Aames Financial Corp.'s earnings report was almost a month late-and contained jarring news instead of the acquisition announcement analysts had hoped for.

Aames disclosed a net loss of $14.1 million for the quarter ended June 30, and net income of $17.1 million for fiscal 1997, versus $29.8 million the previous year.

The subprime mortgage lender's statement prompted no less than four negative reports by analysts, a 12.5% drop in the share price to $19.25, and new scrutiny of its debt ratings.

Aames also confirmed that it was putting itself up for sale. But analysts said the results in the report argue for a price of $20 or less per share, instead of the $26 to $30 a share that some projected before the report.

Aames' problems included an expected nonrecurring charge of $28.1 million for severance pay related to Aames' acquisition of One Stop Mortgage Inc. A $28 million hit to compensate for underperforming loan pools caught analysts by surprise and raised new concerns for the subprime market.

The hit was necessary because borrowers are refinancing their mortgages at a faster clip than previously anticipated, Aames executives explained in a conference call Monday evening.

Because the company, like many subprime lenders, books profits when loans are securitized and sold rather than when they are actually paid, unexpected selloffs result in a loss.

Aames adjusted its conditional prepayment rate, or percentage of borrowers it expects to refinance with another lender, to 30.5% from 26%.

Early Tuesday, Aames' stock was cut to "hold" from "buy" at Prudential Securities, and to "outperform" from "buy" at Smith Barney. Later in the day, both Standard & Poor's and Fitch Investors Service placed the company's debt on their ratings watch lists.

Standard & Poor's will cut the company's debt rating if Aames needs to write off any more losses due to rising prepayment rates, said analyst Thomas Abruzzo, who emphasized that additional charges were not expected.

Aames' previous assumptions about its prepayment rates were just "too aggressive," given the current scramble to capture higher yielding subprime loans, said Reilly Tierney, analyst at Fox Pitt Kelton, New York.

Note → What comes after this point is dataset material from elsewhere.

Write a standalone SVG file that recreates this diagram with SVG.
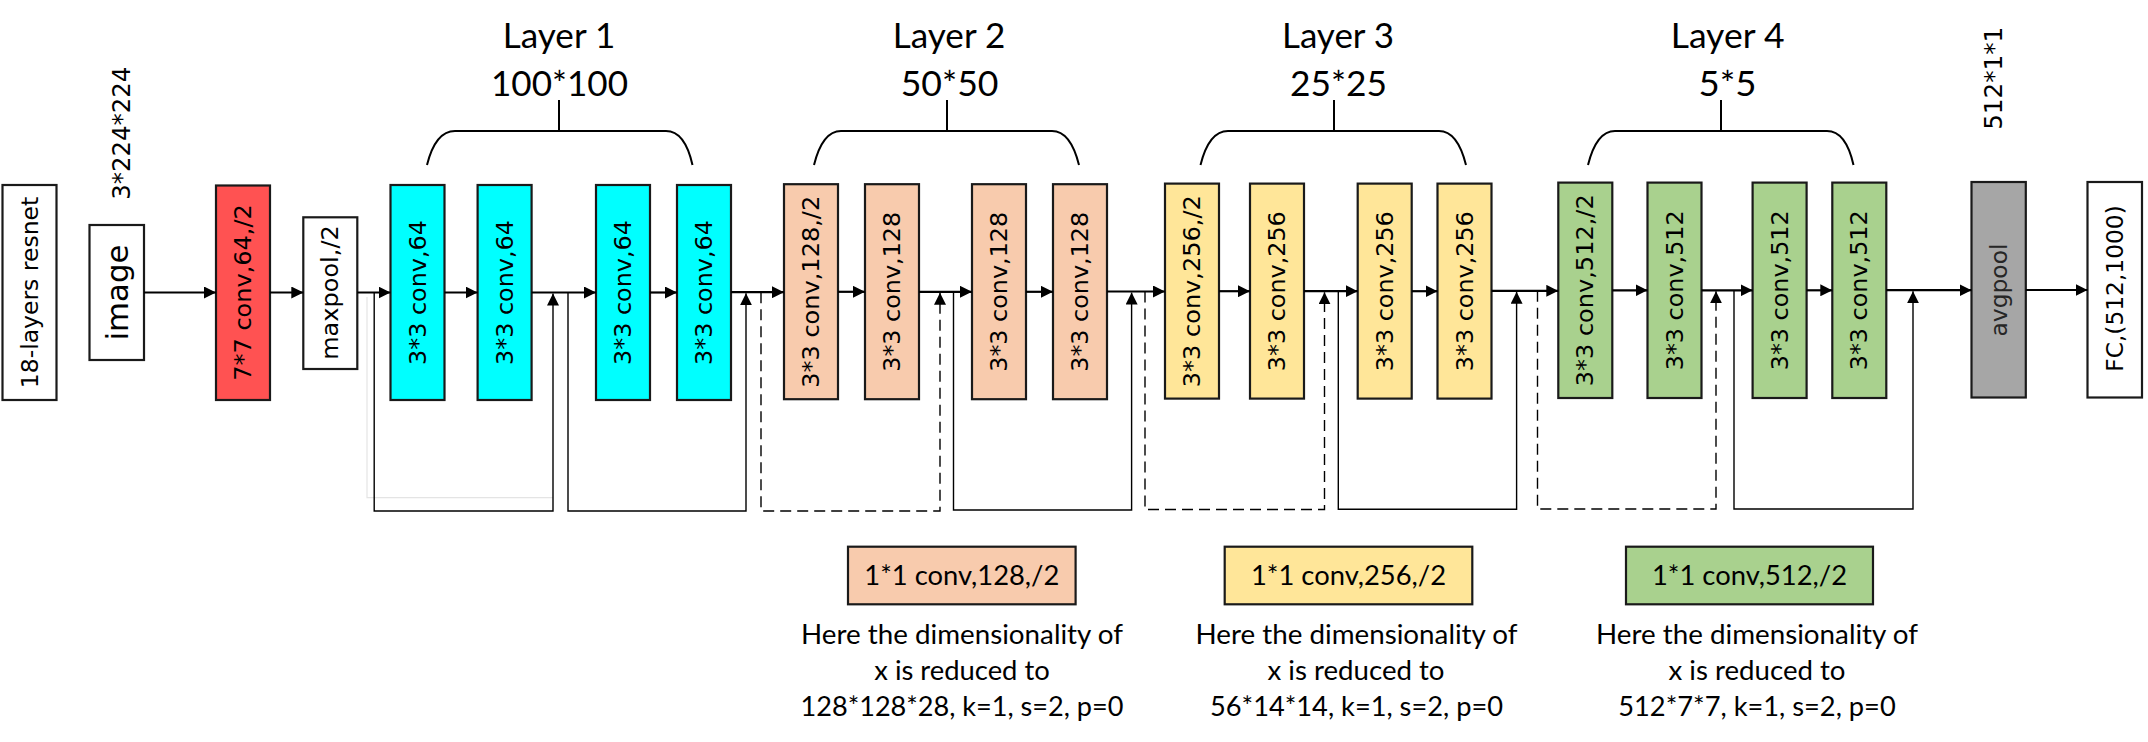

"A lot of their borrowers that have been current are finding other people willing to give them loans," he said.

Although Aames' rates are competitive with most other subprime lenders, peers are pulling away customers with offers of larger loans, Mr. Tierney said.

Aames is going to have to make high loan-to-value loans to stay competitive, he said.

An increase in prepayment speeds as competition heats up will affect all subprime lenders, Mr. Tierney said, and "may be the smoking gun that will sink the industry."

Aames also announced that it would be selling off 5% to 10% of its loan portfolio outright, rather than relying solely on securitization and that it had opted out of the United Kingdom because of increased regulatory pressure there.

The short position in the company's stock, a gauge of investors' expectations of a decline in price, was at a two-year high Aug. 15, at 6.352 million shares, and has increased since, one short-seller said.